## Problem to work on
Drop every picture, then transcribe the remaining data exactly.

## Data excerpt
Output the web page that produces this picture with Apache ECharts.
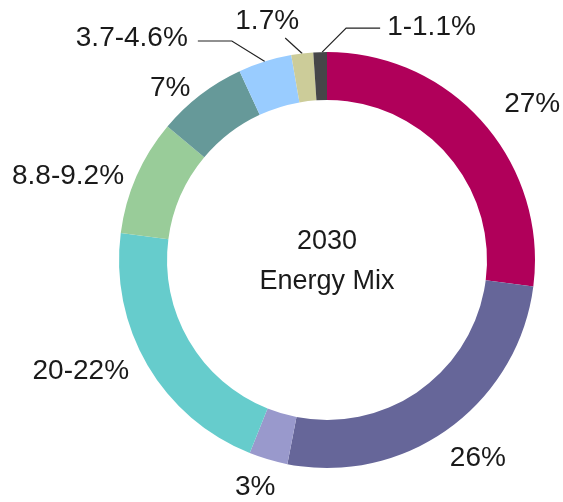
<!DOCTYPE html>
<html><head><meta charset="utf-8">
<script src="https://cdn.jsdelivr.net/npm/echarts@6/dist/echarts.min.js"></script>
<style>html,body{margin:0;padding:0;background:#fff}#c{width:563px;height:502px}</style>
</head><body><div id="c"></div>
<script>
// Data (clockwise from 12 o'clock)
const labels = ['27%', '26%', '3%', '20-22%', '8.8-9.2%', '7%', '3.7-4.6%', '1.7%', '1-1.1%'];
const values = [27, 26, 3, 21, 9, 7, 4.15, 1.7, 1.05];
const colors = ['#B0005A', '#666699', '#9999CC', '#66CCCC', '#99CC99', '#669999', '#99CCFF', '#CCCC99', '#464648'];
const centerLines = ['2030', 'Energy Mix'];

// Geometry / style
const CX = 327, CY = 260, R_IN = 160, R_OUT = 208;
const FONT = 'Liberation Sans';
const total = values.reduce((a, b) => a + b, 0);
const mids = [];
(function () { let s = 0; values.forEach(v => { mids.push(s + v / 2); s += v; }); })();
function anchor(i) {
  const a = mids[i] / total * 2 * Math.PI;
  return [CX + R_OUT * Math.sin(a), CY - R_OUT * Math.cos(a)];
}
// label offsets relative to the slice's outer mid point
const place = [
  { t: [21, -18], align: 'left' },
  { t: [1, 30], align: 'left' },
  { t: [-13, 27.5], align: 'center' },
  { t: [-18.5, 6], align: 'right' },
  { t: [-12.5, 0], align: 'right' },
  { t: [-10, -7], align: 'right' },
  { t: [-77, -23], align: 'right', line: [[0, 0], [-33, -20.5], [-67, -20.5]] },
  { t: [-35, -32], align: 'center', line: [[0, 0], [-17, -15.5]] },
  { t: [67, -25], align: 'left', line: [[2, 0], [26, -24], [60, -24]] }
];

const data = values.map((v, i) => ({
  value: v,
  name: labels[i],
  itemStyle: { color: colors[i] },
  labelLine: { show: !!place[i].line }
}));

const chart = echarts.init(document.getElementById('c'), null, { renderer: 'canvas' });
chart.setOption({
  animation: false,
  backgroundColor: '#ffffff',
  title: {
    text: centerLines.join('\n'),
    left: CX, top: CY - 38, textAlign: 'center', padding: 0,
    textStyle: { fontFamily: FONT, fontSize: 27, fontWeight: 'normal', color: '#1a1a1a', lineHeight: 40 }
  },
  series: [{
    type: 'pie',
    center: [CX, CY],
    radius: [R_IN, R_OUT],
    startAngle: 90,
    clockwise: true,
    avoidLabelOverlap: false,
    silent: true,
    itemStyle: { borderWidth: 0 },
    label: {
      show: true, position: 'outside', formatter: '{b}',
      fontFamily: FONT, fontSize: 28, color: '#1a1a1a'
    },
    labelLine: { show: false, lineStyle: { color: '#222222', width: 1.2 }, smooth: false },
    labelLayout: function (p) {
      const i = p.dataIndex, a = anchor(i), pl = place[i];
      const out = { x: a[0] + pl.t[0], y: a[1] + pl.t[1], align: pl.align, verticalAlign: 'middle' };
      if (pl.line) out.labelLinePoints = pl.line.map(q => [a[0] + q[0], a[1] + q[1]]);
      return out;
    },
    data: data
  }]
});
</script></body></html>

## Solution for this problem
Output the web page that produces this picture with Apache ECharts.
<!DOCTYPE html>
<html><head><meta charset="utf-8">
<script src="https://cdn.jsdelivr.net/npm/echarts@6/dist/echarts.min.js"></script>
<style>html,body{margin:0;padding:0;background:#fff}#c{width:563px;height:502px}</style>
</head><body><div id="c"></div>
<script>
// Data (clockwise from 12 o'clock)
const labels = ['27%', '26%', '3%', '20-22%', '8.8-9.2%', '7%', '3.7-4.6%', '1.7%', '1-1.1%'];
const values = [27, 26, 3, 21, 9, 7, 4.15, 1.7, 1.05];
const colors = ['#B0005A', '#666699', '#9999CC', '#66CCCC', '#99CC99', '#669999', '#99CCFF', '#CCCC99', '#464648'];
const centerLines = ['2030', 'Energy Mix'];

// Geometry / style
const CX = 327, CY = 260, R_IN = 160, R_OUT = 208;
const FONT = 'Liberation Sans';
const total = values.reduce((a, b) => a + b, 0);
const mids = [];
(function () { let s = 0; values.forEach(v => { mids.push(s + v / 2); s += v; }); })();
function anchor(i) {
  const a = mids[i] / total * 2 * Math.PI;
  return [CX + R_OUT * Math.sin(a), CY - R_OUT * Math.cos(a)];
}
// label offsets relative to the slice's outer mid point
const place = [
  { t: [21, -18], align: 'left' },
  { t: [1, 30], align: 'left' },
  { t: [-13, 27.5], align: 'center' },
  { t: [-18.5, 6], align: 'right' },
  { t: [-12.5, 0], align: 'right' },
  { t: [-10, -7], align: 'right' },
  { t: [-77, -23], align: 'right', line: [[0, 0], [-33, -20.5], [-67, -20.5]] },
  { t: [-35, -32], align: 'center', line: [[0, 0], [-17, -15.5]] },
  { t: [67, -25], align: 'left', line: [[2, 0], [26, -24], [60, -24]] }
];

const data = values.map((v, i) => ({
  value: v,
  name: labels[i],
  itemStyle: { color: colors[i] },
  labelLine: { show: !!place[i].line }
}));

const chart = echarts.init(document.getElementById('c'), null, { renderer: 'canvas' });
chart.setOption({
  animation: false,
  backgroundColor: '#ffffff',
  title: {
    text: centerLines.join('\n'),
    left: CX, top: CY - 38, textAlign: 'center', padding: 0,
    textStyle: { fontFamily: FONT, fontSize: 27, fontWeight: 'normal', color: '#1a1a1a', lineHeight: 40 }
  },
  series: [{
    type: 'pie',
    center: [CX, CY],
    radius: [R_IN, R_OUT],
    startAngle: 90,
    clockwise: true,
    avoidLabelOverlap: false,
    silent: true,
    itemStyle: { borderWidth: 0 },
    label: {
      show: true, position: 'outside', formatter: '{b}',
      fontFamily: FONT, fontSize: 28, color: '#1a1a1a'
    },
    labelLine: { show: false, lineStyle: { color: '#222222', width: 1.2 }, smooth: false },
    labelLayout: function (p) {
      const i = p.dataIndex, a = anchor(i), pl = place[i];
      const out = { x: a[0] + pl.t[0], y: a[1] + pl.t[1], align: pl.align, verticalAlign: 'middle' };
      if (pl.line) out.labelLinePoints = pl.line.map(q => [a[0] + q[0], a[1] + q[1]]);
      return out;
    },
    data: data
  }]
});
</script></body></html>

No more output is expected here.